At this point it would be implausible not to imagine that Galizia’s death was a direct consequence of her reporting work.
Her efforts were not vain. A consortium of journalists has taken over her crusade in what has now been defined the ‘Daphne Project’ with the aim of sharing her findings and continuing to unveil the illicit activities going on in the island or involving its political and economic elite. The project, organized by Forbidden Stories, comprises 45 investigative reporters from 15 different countries that are not only resuming Daphne’s work but are also piecing together elements of the plot that killed her, in the hope of assisting an investigation which is lacking progress.
Maltese authorities instead are trying to silence the case fearing for the extensive international scrutiny the island is attracting. Daphne Galizia’s murder was very likely politically motivated as she critically exposed the Maltese elite, and those are now trying to cover it up for their best (criminal) interests.

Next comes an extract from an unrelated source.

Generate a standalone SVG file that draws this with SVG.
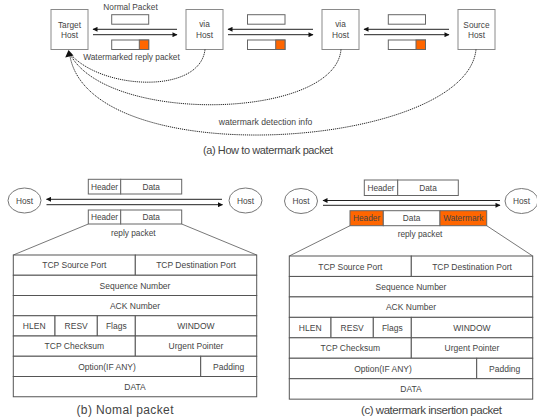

The investigation into her death has been stifled and failed at various levels. It is now an accepted and recognized fact that the government has been deliberately hampering it, to prevent it from being solved. For years Malta has allowed a culture of corruption and lawlessness, a systematic problem which created such an environment (in politics as well as in the society) that facilitated and enabled killings, to the point of accepting those as normal practice.
The Galizia family is combatting the failed institutions as best as they can. They requested the head of the murder inquiry to be replaced few months ago and Vella was appointed, however the situation has not improved – changing one man won’t make a difference when the entire society is extremely corrupted.

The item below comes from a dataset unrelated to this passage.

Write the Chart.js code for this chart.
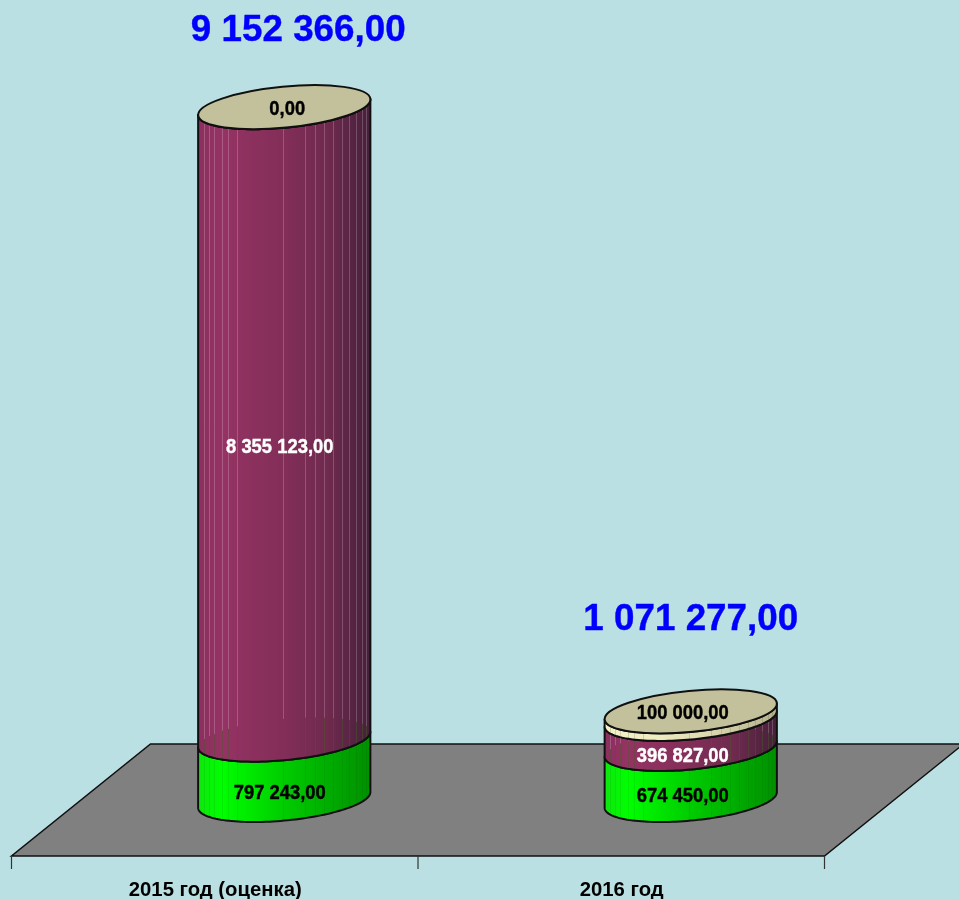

The lack of progress in the investigative work brought the EU to intervene. A special rapporteur has been selected by the Council of Europe to scrutinize the matter; these figures have only been appointed in other two cases, both in Russia. The EU’s justice commissioner will also visit the site to assess the legality and fairness in which the investigation is progressing – both inexistent at the moment.

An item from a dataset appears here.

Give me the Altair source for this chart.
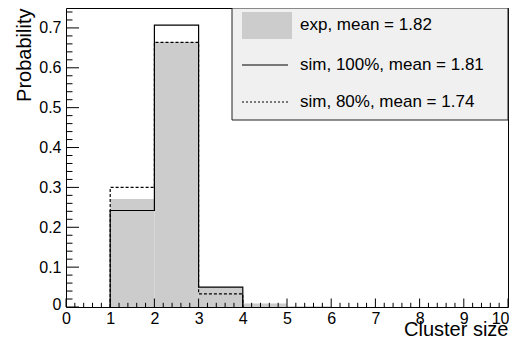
import altair as alt
import pandas as pd

# ---- data ----
bin_lo = [1, 2, 3, 4, 5]
exp_vals = [0.271, 0.665, 0.050, 0.0085, 0.002]
sim100_vals = [0.242, 0.707, 0.050, 0.0, 0.0]
sim80_vals = [0.300, 0.664, 0.033, 0.0, 0.0]
legend_labels = ["exp, mean = 1.82", "sim, 100%, mean = 1.81", "sim, 80%, mean = 1.74"]
x_major = list(range(0, 11))
y_major = [0, 0.1, 0.2, 0.3, 0.4, 0.5, 0.6, 0.7]
x_minor = [i / 5 for i in range(0, 51) if i % 5]
y_minor = [i / 50 for i in range(0, 38) if i % 5]

FONT = "Liberation Sans"
W, H = 442, 299

xscale = alt.Scale(domain=[0, 10], nice=False, zero=False)
yscale = alt.Scale(domain=[0, 0.75], nice=False)

XAXIS = alt.Axis(values=x_major, format="d", ticks=False, tickSize=0,
                 domain=False, grid=False, labelPadding=3,
                 labelAlign={"condition": {"test": "datum.value === 10", "value": "right"}, "value": "center"},
                 labelOffset={"condition": {"test": "datum.value === 10", "value": 1}, "value": 0},
                 labelFont=FONT, labelFontSize=16, labelColor="black",
                 title="Cluster size", titleFont=FONT, titleFontSize=20,
                 titleFontWeight="normal", titleColor="black",
                 titleAlign="right", titleAnchor="end",
                 titleBaseline="alphabetic", titleX=W, titleY=28)
YAXIS = alt.Axis(values=y_major, ticks=False, tickSize=0, domain=False,
                 grid=False, labelPadding=5,
                 labelExpr="datum.value == 0 ? '0' : format(datum.value, '.1f')",
                 labelOffset={"condition": {"test": "datum.value === 0", "value": -3}, "value": 0},
                 labelFont=FONT, labelFontSize=16, labelColor="black",
                 title="Probability", titleFont=FONT, titleFontSize=20,
                 titleFontWeight="normal", titleColor="black",
                 titleAngle=270, titleAlign="right", titleAnchor="end",
                 titleBaseline="alphabetic", titleX=-36, titleY=0)

exp_df = pd.DataFrame({
    "lo": bin_lo,
    "hi": [b + 1 for b in bin_lo],
    "p": exp_vals,
    "zero": [0.0] * len(bin_lo),
})


def step_df(vals):
    n = max(i for i, v in enumerate(vals) if v > 0) + 1
    xs = [bin_lo[0]] + bin_lo[:n] + [bin_lo[n - 1] + 1]
    ys = [0.0] + vals[:n] + [0.0]
    return pd.DataFrame({"lo": xs, "p": ys, "i": list(range(len(xs)))})


grey = alt.Chart(exp_df).mark_rect(color="#cccccc").encode(
    x=alt.X("lo:Q", scale=xscale, axis=XAXIS),
    x2="hi:Q",
    y=alt.Y("p:Q", scale=yscale, axis=YAXIS),
    y2="zero:Q",
)


def step_line(vals, dash=None):
    kw = dict(color="black", strokeWidth=1.2, interpolate="step-after")
    if dash:
        kw["strokeDash"] = dash
    return alt.Chart(step_df(vals)).mark_line(**kw).encode(
        x=alt.X("lo:Q", scale=xscale, axis=XAXIS),
        y=alt.Y("p:Q", scale=yscale, axis=YAXIS),
        order="i:O",
    )


line80 = step_line(sim80_vals, dash=[3, 2])
line100 = step_line(sim100_vals)


def tick_layer(vals, axis, length):
    if axis == "y":
        df = pd.DataFrame({"p": vals})
        return alt.Chart(df).mark_rule(color="black", strokeWidth=1).encode(
            y=alt.Y("p:Q", scale=yscale, axis=YAXIS),
            x=alt.value(0), x2=alt.value(length))
    df = pd.DataFrame({"lo": vals})
    return alt.Chart(df).mark_rule(color="black", strokeWidth=1).encode(
        x=alt.X("lo:Q", scale=xscale, axis=XAXIS),
        y=alt.value(H), y2=alt.value(H - length))


ticks = [
    tick_layer(y_major, "y", 13),
    tick_layer(y_minor, "y", 6.5),
    tick_layer(x_major, "x", 8.5),
    tick_layer(x_minor, "x", 4.2),
]

one = pd.DataFrame({"a": [0]})
leg_box = alt.Chart(one).mark_rect(fill="#f0f0f0", stroke="#222222", strokeWidth=1).encode(
    x=alt.value(166), x2=alt.value(442), y=alt.value(0), y2=alt.value(112))
leg_fill = alt.Chart(one).mark_rect(fill="#cccccc").encode(
    x=alt.value(176), x2=alt.value(226), y=alt.value(4), y2=alt.value(31))
leg_solid = alt.Chart(one).mark_rule(color="black", strokeWidth=1.2).encode(
    x=alt.value(176), x2=alt.value(222), y=alt.value(57))
leg_dot = alt.Chart(one).mark_rule(color="black", strokeWidth=1, strokeDash=[2, 2]).encode(
    x=alt.value(176), x2=alt.value(222), y=alt.value(94))

leg_texts = []
for lab, yy in zip(legend_labels, [17, 57, 94]):
    leg_texts.append(
        alt.Chart(one).mark_text(text=lab, align="left", baseline="middle",
                                 font=FONT, fontSize=17, color="black").encode(
            x=alt.value(234), y=alt.value(yy)))

chart = alt.layer(
    grey, line80, line100, *ticks, leg_box, leg_fill, leg_solid, leg_dot, *leg_texts
).properties(
    width=W, height=H,
    autosize="none",
    padding={"left": 58, "top": 0, "right": 1, "bottom": 31},
).configure_view(stroke="black", strokeWidth=1)

chart.save("out.html", embed_options={"renderer": "svg", "actions": False})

Daphne Galizia’s murder is the epitome of the Maltese corrupted and criminal environment. However, this must be seen not just as a Maltese problem but as a watershed moment for the EU and organized crime in general. For too long, corruption of this nature has been allowed to pass unchecked and with unpleasant overtones of the officially unsolved murder of Anna Politkovskaya in Russia fifteen years ago, the question must be asked of whether this can be allowed to continue not just in Malta but across the entire EU. Do institutions stand idle in the face of such open provocation to justice and honesty? Should companies withdraw from markets that are clearly unable to present a safe and fair working environment? In whom should ultimate responsibility for the clean-up be invested?
In a world of no easy answers it is perhaps easy to suggest that responses to these should be: they seem to be at present; no, but there is little sign of things improving; and: well, everyone. This is of course just one case and one country but now more than ever is the need to take the fight directly to agents of organised crime and root out corrupt individuals and practices despite (or perhaps, because of) their high status. If ‘Western democracies’ want to be perceived as superior to the systems in Russia and Turkey, for instance, where free journalism and open markets are nice slogans but nothing more, then rogue practices – and rogue states – need to be curtailed lest they embed themselves too deep. The hardest trees to remove are those with the most roots.